Your goal: Reproduce the listing exactly, with no pictures in your copy.

* * *

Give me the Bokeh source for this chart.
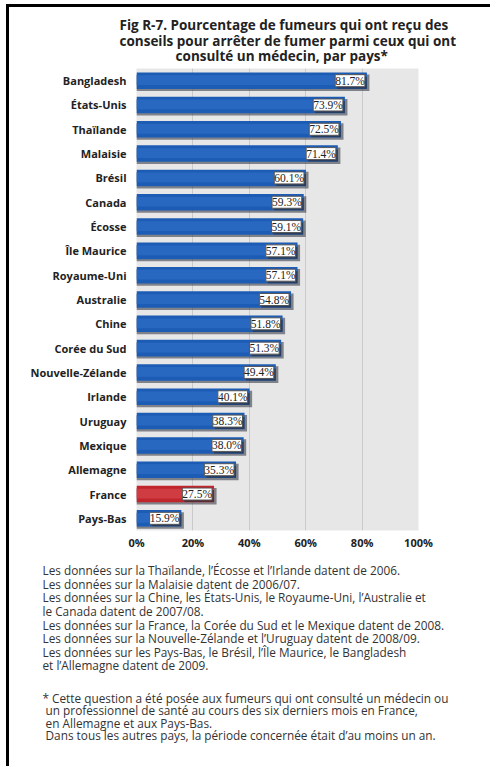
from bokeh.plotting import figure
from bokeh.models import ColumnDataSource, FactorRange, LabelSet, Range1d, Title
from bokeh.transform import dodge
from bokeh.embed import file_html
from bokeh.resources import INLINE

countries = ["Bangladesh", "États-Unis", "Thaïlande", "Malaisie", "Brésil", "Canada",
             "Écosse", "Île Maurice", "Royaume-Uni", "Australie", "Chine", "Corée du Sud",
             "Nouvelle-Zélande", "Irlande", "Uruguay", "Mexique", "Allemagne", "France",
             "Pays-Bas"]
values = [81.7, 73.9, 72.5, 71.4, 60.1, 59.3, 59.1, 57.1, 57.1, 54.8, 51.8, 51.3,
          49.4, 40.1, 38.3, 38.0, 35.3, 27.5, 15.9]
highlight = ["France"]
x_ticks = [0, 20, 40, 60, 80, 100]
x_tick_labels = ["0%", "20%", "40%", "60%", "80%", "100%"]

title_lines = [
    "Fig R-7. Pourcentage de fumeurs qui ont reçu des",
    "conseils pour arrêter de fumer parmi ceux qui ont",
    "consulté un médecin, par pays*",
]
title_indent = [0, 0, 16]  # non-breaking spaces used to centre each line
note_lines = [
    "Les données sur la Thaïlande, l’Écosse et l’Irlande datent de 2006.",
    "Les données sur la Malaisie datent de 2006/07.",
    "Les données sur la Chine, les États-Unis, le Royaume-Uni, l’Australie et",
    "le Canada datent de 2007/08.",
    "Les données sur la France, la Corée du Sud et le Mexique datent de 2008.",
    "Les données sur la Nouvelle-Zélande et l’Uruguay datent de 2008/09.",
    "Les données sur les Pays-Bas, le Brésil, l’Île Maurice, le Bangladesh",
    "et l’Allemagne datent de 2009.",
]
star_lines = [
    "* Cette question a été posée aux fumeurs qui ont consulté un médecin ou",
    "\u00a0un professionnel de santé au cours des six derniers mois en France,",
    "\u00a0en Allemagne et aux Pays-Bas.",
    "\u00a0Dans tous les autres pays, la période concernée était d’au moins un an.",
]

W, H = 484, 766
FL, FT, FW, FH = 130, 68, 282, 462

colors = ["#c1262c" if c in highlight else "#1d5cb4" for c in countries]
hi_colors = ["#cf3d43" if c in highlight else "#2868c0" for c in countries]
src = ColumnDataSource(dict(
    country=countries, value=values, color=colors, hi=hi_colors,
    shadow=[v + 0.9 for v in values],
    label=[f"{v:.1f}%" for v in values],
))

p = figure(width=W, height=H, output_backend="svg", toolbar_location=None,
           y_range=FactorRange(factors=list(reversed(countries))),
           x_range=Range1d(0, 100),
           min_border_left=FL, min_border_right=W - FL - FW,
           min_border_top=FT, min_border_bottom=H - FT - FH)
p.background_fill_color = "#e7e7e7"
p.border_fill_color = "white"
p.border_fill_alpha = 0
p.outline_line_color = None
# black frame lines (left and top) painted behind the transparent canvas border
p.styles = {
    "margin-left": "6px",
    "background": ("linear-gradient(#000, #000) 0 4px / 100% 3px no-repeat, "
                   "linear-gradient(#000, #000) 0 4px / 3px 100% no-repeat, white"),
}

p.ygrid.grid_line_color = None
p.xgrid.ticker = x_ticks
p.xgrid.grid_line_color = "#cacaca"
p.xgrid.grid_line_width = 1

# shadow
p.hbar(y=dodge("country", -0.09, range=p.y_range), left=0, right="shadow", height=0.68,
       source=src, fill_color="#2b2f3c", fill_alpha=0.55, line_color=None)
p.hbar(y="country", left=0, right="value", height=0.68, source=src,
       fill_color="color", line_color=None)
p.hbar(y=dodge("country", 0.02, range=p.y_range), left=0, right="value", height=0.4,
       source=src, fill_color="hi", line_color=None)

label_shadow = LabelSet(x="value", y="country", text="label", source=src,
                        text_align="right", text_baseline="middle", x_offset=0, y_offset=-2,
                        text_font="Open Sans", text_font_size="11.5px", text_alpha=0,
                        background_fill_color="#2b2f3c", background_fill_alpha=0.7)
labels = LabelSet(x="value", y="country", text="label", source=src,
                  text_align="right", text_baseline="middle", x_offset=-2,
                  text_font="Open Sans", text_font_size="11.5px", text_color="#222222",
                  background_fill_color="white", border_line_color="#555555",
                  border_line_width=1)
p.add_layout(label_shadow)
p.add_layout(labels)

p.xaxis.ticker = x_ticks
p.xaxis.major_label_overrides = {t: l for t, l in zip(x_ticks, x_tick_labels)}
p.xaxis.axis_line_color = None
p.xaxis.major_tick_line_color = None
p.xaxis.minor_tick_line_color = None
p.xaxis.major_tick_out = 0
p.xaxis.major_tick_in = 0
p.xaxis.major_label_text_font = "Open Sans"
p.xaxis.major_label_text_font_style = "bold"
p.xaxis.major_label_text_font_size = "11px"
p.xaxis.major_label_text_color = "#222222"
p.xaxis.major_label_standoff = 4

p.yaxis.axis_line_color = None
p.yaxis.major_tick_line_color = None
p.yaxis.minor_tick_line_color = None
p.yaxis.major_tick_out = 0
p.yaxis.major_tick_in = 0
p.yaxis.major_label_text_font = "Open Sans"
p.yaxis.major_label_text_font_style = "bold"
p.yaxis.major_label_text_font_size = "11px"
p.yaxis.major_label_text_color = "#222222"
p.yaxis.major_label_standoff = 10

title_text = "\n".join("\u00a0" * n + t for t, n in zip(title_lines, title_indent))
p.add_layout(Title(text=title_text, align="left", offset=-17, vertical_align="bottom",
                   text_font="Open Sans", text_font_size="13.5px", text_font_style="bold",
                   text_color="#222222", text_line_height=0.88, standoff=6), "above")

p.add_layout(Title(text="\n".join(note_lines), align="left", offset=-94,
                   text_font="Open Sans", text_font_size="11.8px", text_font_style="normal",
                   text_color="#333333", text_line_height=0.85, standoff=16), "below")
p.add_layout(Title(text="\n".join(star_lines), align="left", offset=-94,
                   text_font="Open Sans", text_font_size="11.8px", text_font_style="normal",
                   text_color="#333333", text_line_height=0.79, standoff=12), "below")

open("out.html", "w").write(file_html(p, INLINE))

* * *

Output:
Give me the Bokeh source for this chart.
from bokeh.plotting import figure
from bokeh.models import ColumnDataSource, FactorRange, LabelSet, Range1d, Title
from bokeh.transform import dodge
from bokeh.embed import file_html
from bokeh.resources import INLINE

countries = ["Bangladesh", "États-Unis", "Thaïlande", "Malaisie", "Brésil", "Canada",
             "Écosse", "Île Maurice", "Royaume-Uni", "Australie", "Chine", "Corée du Sud",
             "Nouvelle-Zélande", "Irlande", "Uruguay", "Mexique", "Allemagne", "France",
             "Pays-Bas"]
values = [81.7, 73.9, 72.5, 71.4, 60.1, 59.3, 59.1, 57.1, 57.1, 54.8, 51.8, 51.3,
          49.4, 40.1, 38.3, 38.0, 35.3, 27.5, 15.9]
highlight = ["France"]
x_ticks = [0, 20, 40, 60, 80, 100]
x_tick_labels = ["0%", "20%", "40%", "60%", "80%", "100%"]

title_lines = [
    "Fig R-7. Pourcentage de fumeurs qui ont reçu des",
    "conseils pour arrêter de fumer parmi ceux qui ont",
    "consulté un médecin, par pays*",
]
title_indent = [0, 0, 16]  # non-breaking spaces used to centre each line
note_lines = [
    "Les données sur la Thaïlande, l’Écosse et l’Irlande datent de 2006.",
    "Les données sur la Malaisie datent de 2006/07.",
    "Les données sur la Chine, les États-Unis, le Royaume-Uni, l’Australie et",
    "le Canada datent de 2007/08.",
    "Les données sur la France, la Corée du Sud et le Mexique datent de 2008.",
    "Les données sur la Nouvelle-Zélande et l’Uruguay datent de 2008/09.",
    "Les données sur les Pays-Bas, le Brésil, l’Île Maurice, le Bangladesh",
    "et l’Allemagne datent de 2009.",
]
star_lines = [
    "* Cette question a été posée aux fumeurs qui ont consulté un médecin ou",
    "\u00a0un professionnel de santé au cours des six derniers mois en France,",
    "\u00a0en Allemagne et aux Pays-Bas.",
    "\u00a0Dans tous les autres pays, la période concernée était d’au moins un an.",
]

W, H = 484, 766
FL, FT, FW, FH = 130, 68, 282, 462

colors = ["#c1262c" if c in highlight else "#1d5cb4" for c in countries]
hi_colors = ["#cf3d43" if c in highlight else "#2868c0" for c in countries]
src = ColumnDataSource(dict(
    country=countries, value=values, color=colors, hi=hi_colors,
    shadow=[v + 0.9 for v in values],
    label=[f"{v:.1f}%" for v in values],
))

p = figure(width=W, height=H, output_backend="svg", toolbar_location=None,
           y_range=FactorRange(factors=list(reversed(countries))),
           x_range=Range1d(0, 100),
           min_border_left=FL, min_border_right=W - FL - FW,
           min_border_top=FT, min_border_bottom=H - FT - FH)
p.background_fill_color = "#e7e7e7"
p.border_fill_color = "white"
p.border_fill_alpha = 0
p.outline_line_color = None
# black frame lines (left and top) painted behind the transparent canvas border
p.styles = {
    "margin-left": "6px",
    "background": ("linear-gradient(#000, #000) 0 4px / 100% 3px no-repeat, "
                   "linear-gradient(#000, #000) 0 4px / 3px 100% no-repeat, white"),
}

p.ygrid.grid_line_color = None
p.xgrid.ticker = x_ticks
p.xgrid.grid_line_color = "#cacaca"
p.xgrid.grid_line_width = 1

# shadow
p.hbar(y=dodge("country", -0.09, range=p.y_range), left=0, right="shadow", height=0.68,
       source=src, fill_color="#2b2f3c", fill_alpha=0.55, line_color=None)
p.hbar(y="country", left=0, right="value", height=0.68, source=src,
       fill_color="color", line_color=None)
p.hbar(y=dodge("country", 0.02, range=p.y_range), left=0, right="value", height=0.4,
       source=src, fill_color="hi", line_color=None)

label_shadow = LabelSet(x="value", y="country", text="label", source=src,
                        text_align="right", text_baseline="middle", x_offset=0, y_offset=-2,
                        text_font="Open Sans", text_font_size="11.5px", text_alpha=0,
                        background_fill_color="#2b2f3c", background_fill_alpha=0.7)
labels = LabelSet(x="value", y="country", text="label", source=src,
                  text_align="right", text_baseline="middle", x_offset=-2,
                  text_font="Open Sans", text_font_size="11.5px", text_color="#222222",
                  background_fill_color="white", border_line_color="#555555",
                  border_line_width=1)
p.add_layout(label_shadow)
p.add_layout(labels)

p.xaxis.ticker = x_ticks
p.xaxis.major_label_overrides = {t: l for t, l in zip(x_ticks, x_tick_labels)}
p.xaxis.axis_line_color = None
p.xaxis.major_tick_line_color = None
p.xaxis.minor_tick_line_color = None
p.xaxis.major_tick_out = 0
p.xaxis.major_tick_in = 0
p.xaxis.major_label_text_font = "Open Sans"
p.xaxis.major_label_text_font_style = "bold"
p.xaxis.major_label_text_font_size = "11px"
p.xaxis.major_label_text_color = "#222222"
p.xaxis.major_label_standoff = 4

p.yaxis.axis_line_color = None
p.yaxis.major_tick_line_color = None
p.yaxis.minor_tick_line_color = None
p.yaxis.major_tick_out = 0
p.yaxis.major_tick_in = 0
p.yaxis.major_label_text_font = "Open Sans"
p.yaxis.major_label_text_font_style = "bold"
p.yaxis.major_label_text_font_size = "11px"
p.yaxis.major_label_text_color = "#222222"
p.yaxis.major_label_standoff = 10

title_text = "\n".join("\u00a0" * n + t for t, n in zip(title_lines, title_indent))
p.add_layout(Title(text=title_text, align="left", offset=-17, vertical_align="bottom",
                   text_font="Open Sans", text_font_size="13.5px", text_font_style="bold",
                   text_color="#222222", text_line_height=0.88, standoff=6), "above")

p.add_layout(Title(text="\n".join(note_lines), align="left", offset=-94,
                   text_font="Open Sans", text_font_size="11.8px", text_font_style="normal",
                   text_color="#333333", text_line_height=0.85, standoff=16), "below")
p.add_layout(Title(text="\n".join(star_lines), align="left", offset=-94,
                   text_font="Open Sans", text_font_size="11.8px", text_font_style="normal",
                   text_color="#333333", text_line_height=0.79, standoff=12), "below")

open("out.html", "w").write(file_html(p, INLINE))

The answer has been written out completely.